Penulis: Yan Megawandi

Salah satu kegiatan dari para widyaiswara yang sehari-hari bertugas mengajar, melatih dan mendidik para ASN di Pemprov Bangka Belitung adalah apa yang mereka namakan kegiatan “studi tiru”. Melalui kegiatan tersebut para widyaiswara yang tergabung dalam Asosiasi Profesi Widyaiswara Indonesia (APWI) Bangka Belitung, mencoba belajar langsung ke berbagai sumber. Dari kegiatan belajar di lapangan tersebut mereka mencoba mencari informasi dan penjelasan mengenai hal-hal baru yang dapat dikembangkan untuk kepentingan diri sendiri atau orang lain. Selain itu berbagi ilmu dan pengalaman juga dilakukan dalam kegiatan tersebut.

Beberapa tempat yang menjadi sumber belajar para widyaiswara ini antara lain Desa Penutuk di Bangka Selatan, Taman Buah Naga Langit di Koba, Desa Kota Kapur dan kebun Pak Yulizar di Pemali.

Dalam kegiatan yang dilaksanakan di Desa Kota Kapur misalnya saja para widyaiswara memperoleh informasi tentang budidaya kerang darah yang dilakukan oleh masyarakat setempat. Memang belum terlalu lama mereka mengusahakan budidaya kerang tersebut yang diperoleh masyarakat dengan melihat budidaya di sepanjang pesisir Dusun Sukal hingga Kundi Barat. Para widyaiswara mencoba menyimak dan belajar dari pengalaman para anggota kelompok perhutanan sosial yang ada di Desa Kota Kapur. Di bagian lain para petani dan anggota masyarakat juga memperoleh penjelasan akan pentingnya mengembangkan tanaman aren di lingkungan sekitar desa.

Di Desa Kota Kapur ini misalnya para widyaiswara memperoleh cerita dari masyarakat bagaimana misalnya pengembangan usaha pembesaran kerang darah (Anadara granosa) yang dilakukan kelompok masyarakat yang terpaksa harus kecewa gara-gara gagal panen. Penyebabnya ternyata karena kualitas air yang sangat buruk akibat penambangan liar yang dilakukan di sekitar perairan yang menyebabkan tumpukan lumpur teralu tebal dan matinya kerang darah milik masyarakat tersebut. Atau pengalaman pahit lainnya yang dialami oleh kelompok ini adalah gagal panen karena kalah cepat dengan para pencuri yang ternyat telah lebih dulu memanen kerang darah di lokasi.
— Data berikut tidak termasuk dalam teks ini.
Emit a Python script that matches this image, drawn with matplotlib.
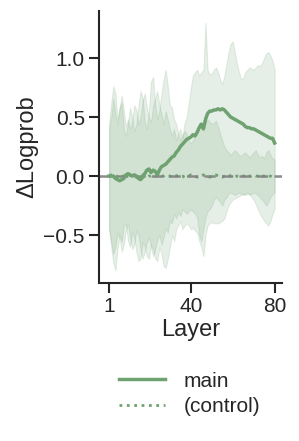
import numpy as np
import matplotlib
matplotlib.use("Agg")
import matplotlib.pyplot as plt

plt.rcParams["font.family"] = ["Liberation Sans", "DejaVu Sans"]

layers = np.arange(1, 81)

main_mean = [0.0, 0.0, 0.0, -0.02, -0.03, -0.04, -0.03, -0.02, 0.01, 0.02,
             0.01, 0.0, 0.01, 0.0, -0.02, -0.03, -0.01, 0.02, 0.05, 0.06,
             0.03, 0.05, 0.04, 0.01, 0.05, 0.08, 0.09, 0.10, 0.12, 0.14,
             0.16, 0.17, 0.20, 0.22, 0.25, 0.27, 0.29, 0.31, 0.32, 0.33,
             0.35, 0.34, 0.37, 0.41, 0.44, 0.40, 0.48, 0.53, 0.55, 0.55,
             0.56, 0.56, 0.57, 0.56, 0.57, 0.56, 0.54, 0.52, 0.50, 0.49,
             0.48, 0.47, 0.46, 0.45, 0.44, 0.42, 0.41, 0.41, 0.40, 0.40,
             0.39, 0.38, 0.37, 0.36, 0.35, 0.34, 0.33, 0.32, 0.32, 0.28]
main_hi = [0.45, 0.62, 0.76, 0.70, 0.48, 0.58, 0.62, 0.40, 0.34, 0.45,
           0.58, 0.50, 0.38, 0.44, 0.60, 0.72, 0.66, 0.46, 0.40, 0.56,
           0.80, 0.84, 0.60, 0.48, 0.56, 0.70, 0.82, 0.90, 0.76, 0.60,
           0.58, 0.48, 0.44, 0.36, 0.40, 0.32, 0.45, 0.50, 0.62, 0.75,
           0.85, 0.88, 0.90, 0.85, 0.88, 0.90, 1.30, 0.90, 0.86, 0.87,
           0.90, 0.92, 0.88, 0.82, 0.78, 0.85, 0.95, 1.05, 1.12, 1.14,
           1.05, 0.95, 0.88, 0.82, 0.83, 0.88, 0.90, 0.92, 0.91, 0.90,
           0.92, 0.94, 0.93, 0.96, 1.00, 1.04, 1.05, 1.02, 0.98, 0.90]
main_lo = [-0.45, -0.60, -0.74, -0.80, -0.62, -0.50, -0.56, -0.42, -0.40, -0.55,
           -0.60, -0.48, -0.52, -0.64, -0.72, -0.70, -0.56, -0.60, -0.68, -0.70,
           -0.58, -0.62, -0.70, -0.72, -0.60, -0.66, -0.76, -0.78, -0.70, -0.60,
           -0.50, -0.55, -0.45, -0.42, -0.38, -0.45, -0.42, -0.40, -0.42, -0.45,
           -0.44, -0.46, -0.48, -0.55, -0.60, -0.68, -0.50, -0.42, -0.40, -0.39,
           -0.40, -0.40, -0.40, -0.39, -0.38, -0.36, -0.30, -0.25, -0.22, -0.20,
           -0.19, -0.18, -0.17, -0.16, -0.15, -0.16, -0.15, -0.15, -0.18, -0.20,
           -0.24, -0.28, -0.32, -0.35, -0.38, -0.40, -0.42, -0.38, -0.32, -0.28]

ctrl_mean = [0.0, 0.01, 0.0, -0.01, 0.0, 0.01, 0.0, 0.0, -0.01, 0.0,
             0.01, 0.0, 0.0, -0.01, 0.0, 0.0, 0.01, 0.0, -0.01, 0.0,
             0.0, 0.01, 0.0, 0.0, -0.01, 0.0, 0.0, 0.01, 0.0, 0.0,
             -0.01, 0.0, 0.0, 0.01, 0.0, 0.0, -0.01, 0.0, 0.0, 0.01,
             0.0, 0.0, -0.01, 0.0, 0.0, 0.01, 0.0, 0.0, -0.01, 0.0,
             0.0, 0.01, 0.0, 0.0, -0.01, 0.0, 0.0, 0.01, 0.0, 0.0,
             -0.01, 0.0, 0.0, 0.01, 0.0, 0.0, -0.01, 0.0, 0.0, 0.01,
             0.0, 0.0, -0.01, 0.0, 0.0, 0.01, 0.0, 0.0, -0.01, 0.0]
ctrl_hi = [0.40, 0.50, 0.66, 0.52, 0.44, 0.58, 0.68, 0.55, 0.42, 0.48,
           0.40, 0.46, 0.60, 0.56, 0.44, 0.50, 0.64, 0.70, 0.58, 0.50,
           0.46, 0.60, 0.66, 0.72, 0.60, 0.52, 0.44, 0.55, 0.48, 0.40,
           0.34, 0.40, 0.30, 0.36, 0.30, 0.35, 0.38, 0.36, 0.30, 0.28,
           0.30, 0.35, 0.40, 0.45, 0.42, 0.38, 0.45, 0.48, 0.46, 0.44,
           0.45, 0.47, 0.42, 0.36, 0.30, 0.25, 0.22, 0.20, 0.18, 0.20,
           0.22, 0.20, 0.18, 0.17, 0.19, 0.20, 0.18, 0.16, 0.18, 0.20,
           0.22, 0.18, 0.16, 0.17, 0.15, 0.20, 0.22, 0.18, 0.15, 0.14]
ctrl_lo = [-0.45, -0.56, -0.66, -0.60, -0.48, -0.52, -0.64, -0.58, -0.46, -0.40,
           -0.52, -0.62, -0.58, -0.46, -0.50, -0.62, -0.70, -0.64, -0.56, -0.52,
           -0.60, -0.68, -0.62, -0.54, -0.50, -0.58, -0.52, -0.44, -0.48, -0.38,
           -0.40, -0.32, -0.36, -0.30, -0.34, -0.28, -0.30, -0.32, -0.30, -0.28,
           -0.30, -0.32, -0.35, -0.50, -0.55, -0.45, -0.35, -0.30, -0.28, -0.25,
           -0.20, -0.18, -0.20, -0.22, -0.25, -0.20, -0.18, -0.15, -0.14, -0.15,
           -0.16, -0.15, -0.14, -0.15, -0.16, -0.15, -0.14, -0.16, -0.15, -0.14,
           -0.15, -0.16, -0.18, -0.20, -0.22, -0.25, -0.22, -0.18, -0.15, -0.14]

green = "#6fa271"
ink = "#262626"

fig = plt.figure(figsize=(2.99, 4.41), dpi=100)
ax = fig.add_axes([0.33, 0.358, 0.613, 0.617])

ax.fill_between(layers, main_lo, main_hi, color=green, alpha=0.17, lw=0.8)
ax.fill_between(layers, ctrl_lo, ctrl_hi, color=green, alpha=0.17, lw=0.8)
ax.axhline(0, color="grey", lw=1.8, ls=(0, (4.5, 2.5)), alpha=0.9)
ax.plot(layers, ctrl_mean, color=green, lw=2, ls=":", label="(control)", zorder=1.5)
ax.plot(layers, main_mean, color=green, lw=2.5, label="main")

ax.set_xlim(-4, 83.5)
ax.set_ylim(-0.907, 1.398)
ax.set_xticks([1, 40, 80])
ax.set_yticks([-0.5, 0.0, 0.5, 1.0])
ax.set_yticklabels(["\u22120.5", "0.0", "0.5", "1.0"])
ax.set_xlabel("Layer", fontsize=17, color=ink, labelpad=2)
ax.set_ylabel("\u0394Logprob", fontsize=17, color=ink, labelpad=4)
ax.tick_params(labelsize=15, colors=ink, length=7, width=1.5, pad=3)
for side in ["top", "right"]:
    ax.spines[side].set_visible(False)
for side in ["left", "bottom"]:
    ax.spines[side].set_linewidth(1.5)
    ax.spines[side].set_color(ink)

handles, labels = ax.get_legend_handles_labels()
fig.legend(handles[::-1], labels[::-1], loc="center", bbox_to_anchor=(0.635, 0.107),
           frameon=False, fontsize=15, handlelength=2.2, labelspacing=0.3,
           handletextpad=0.9, labelcolor=ink)

fig.savefig("out.png", dpi=100)
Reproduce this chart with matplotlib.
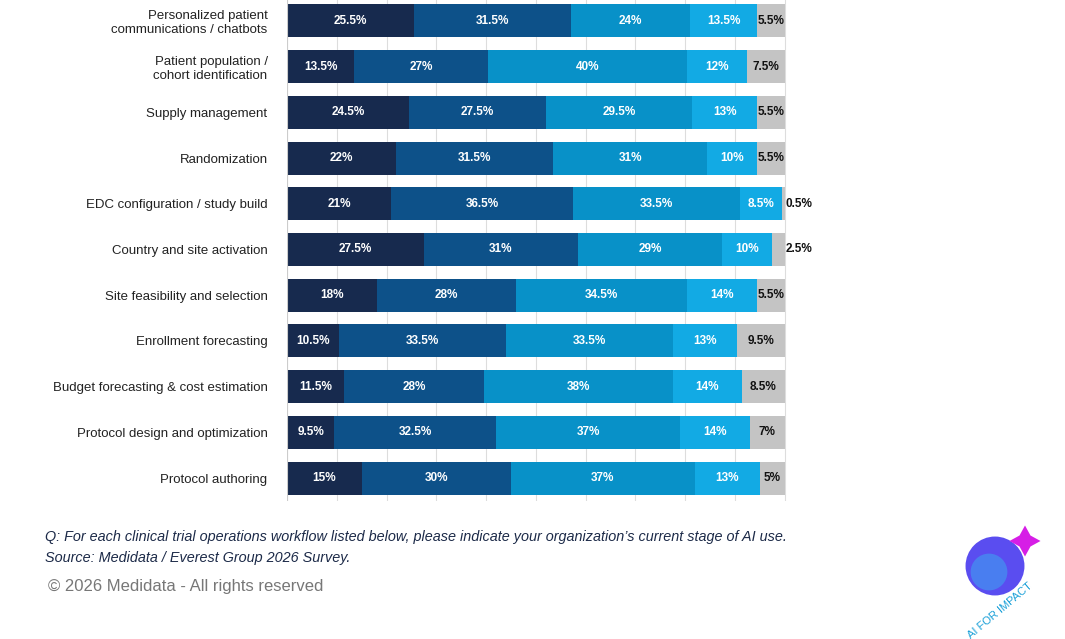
import matplotlib
matplotlib.use("Agg")
import matplotlib.pyplot as plt
import numpy as np

plt.rcParams['font.family'] = ['Liberation Sans', 'DejaVu Sans']

categories = ["Personalized patient\ncommunications / chatbots", "Patient population /\ncohort identification",
              "Supply management", "Randomization", "EDC configuration / study build",
              "Country and site activation", "Site feasibility and selection", "Enrollment forecasting",
              "Budget forecasting & cost estimation", "Protocol design and optimization", "Protocol authoring"]
s1 = [25.5, 13.5, 24.5, 22, 21, 27.5, 18, 10.5, 11.5, 9.5, 15]
s2 = [31.5, 27, 27.5, 31.5, 36.5, 31, 28, 33.5, 28, 32.5, 30]
s3 = [24, 40, 29.5, 31, 33.5, 29, 34.5, 33.5, 38, 37, 37]
s4 = [13.5, 12, 13, 10, 8.5, 10, 14, 13, 14, 14, 13]
s5 = [5.5, 7.5, 5.5, 5.5, 0.5, 2.5, 5.5, 9.5, 8.5, 7, 5]
series = [s1, s2, s3, s4, s5]
colors = ["#172a4e", "#0d5189", "#0891c8", "#12aae4", "#c4c4c4"]

fig = plt.figure(figsize=(10.65, 6.39), dpi=100)
ax = fig.add_axes([287/1065, 138/639, 500/1065, 503/639])
n = len(categories)
y = np.arange(n)
left = np.zeros(n)
for k, (vals, c) in enumerate(zip(series, colors)):
    vals = np.array(vals, float)
    ax.barh(y, vals, left=left, height=0.72, color=c, edgecolor="none")
    for i, v in enumerate(vals):
        if k < 4:
            ax.text(left[i] + v / 2, y[i], f"{v:g}%", ha="center", va="center",
                    color="white", fontsize=8.5, fontweight="bold", family="DejaVu Sans" if False else None)
        else:
            xx = left[i] + v / 2 if v >= 3 else left[i] + v + 0.2
            ax.text(xx, y[i], f"{v:g}%", ha="center" if v >= 3 else "left", va="center",
                    color="#111111", fontsize=8.5, fontweight="bold")
    left += vals
ax.set_xlim(0, 100.5)
ax.set_ylim(n - 0.5, -0.5)
ax.set_xticks(np.arange(0, 101, 10))
ax.xaxis.grid(True, color="#dddddd", lw=0.8)
ax.set_axisbelow(True)
ax.tick_params(axis="x", length=0, labelbottom=False)
ax.tick_params(axis="y", length=0, pad=14)
ax.set_yticks(y)
ax.set_yticklabels(categories, fontsize=9.5, color="#222222")
for s in ax.spines.values():
    s.set_visible(False)
ax.axvline(0, color="#cccccc", lw=0.8)

fig.text(45/1065, 1 - 537/639, "Q: For each clinical trial operations workflow listed below, please indicate your organization\u2019s current stage of AI use.",
         fontsize=10.4, style="italic", color="#1c2a48", va="center")
fig.text(45/1065, 1 - 558/639, "Source: Medidata / Everest Group 2026 Survey.",
         fontsize=10.4, style="italic", color="#1c2a48", va="center")
fig.text(48/1065, 1 - 587/639, "\u00a9 2026 Medidata - All rights reserved",
         fontsize=12, color="#777777", va="center")

# logo
lax = fig.add_axes([955/1065, 10/639, 100/1065, 120/639])
lax.set_xlim(0, 100); lax.set_ylim(0, 120); lax.axis("off")
lax.scatter([40], [63], s=1800, c="#5a4df0", edgecolors="none")
lax.scatter([34], [57], s=700, c="#3fa0f0", edgecolors="none", alpha=0.6)
lax.scatter([70], [88], s=500, marker=(4, 1, 0), c="#d61ee6", edgecolors="none")
lax.text(45, 18, "AI FOR IMPACT", fontsize=8, color="#1aa0d8", rotation=40, ha="center", va="center")

fig.savefig("out.png", dpi=100)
Tapi semangat masyarakat untuk terus mengembangkan usaha kelompok ini patut mendapat pujian. Walaupun diterpa kegagalan namum mereka terus semangat mencoba. Terakhir kelompok masyarakat di desa Kota Kapur juga telah mengembangkan perhutanan sosial. Mereka bekeinginan mengelola hutan di sekitar desa untuk menjadi lokasi pariwisata sekaligus bisa menikmati hasil hutan bukan kayu seperti madu.

Dalam pertemuan dengan masyarakat dan perangkat desa Kota Kapur, widyaiswara juga berbagi ilmu tentang seluk beluk mengembangkan budidaya aren atau enau (Arenga pinnata, suku Arecaceae). Slamet Wahyudi merupakan widyaiswara yang telah menulis buku tentang aren yang menjadi nara sumber kegiatan. Ia menjelaskan dengan Bahasa yang sangat komunikatif bagaimana prospek tanaman aren bila akan dikembangkan di desa. Pengalaman panjangnya di Kementerian Kehutanan ketika bertugas di Provinsi Riau dan mendampingi kelompok-kelompok tani menarik perhatian peserta pertemuan tersebut.

Sambil Menyelam Minum Air

Selain mempelajari dan usaha-usaha yang dikembangkan oleh masyarakat para widyaiswara ini juga berusaha memetik manfaat lainnya. Salah satu kegiatan yang dilakukan ketika ke desa adalah melakukan monitoring dan evaluasi hasil kegiatan diklat selama ini. Ibarat pepatah sambil menyelam minum air.

Ketika mengunjungi Desa Penutuk di Bangka Selatan, para widyaiswara ini merasa sangat gembira. Di samping memperoleh sejumlah pengetahuan baru tentang berbagai sisi kehidupan masyarakat secara nyata, mereka sekaligus terhibur dengan kondisi lingkungan sekitar yang masih asri. Para widyaiswara ini juga sempat berkeliling di beberapa pulau di sekitar Pulau Lepar ketika itu.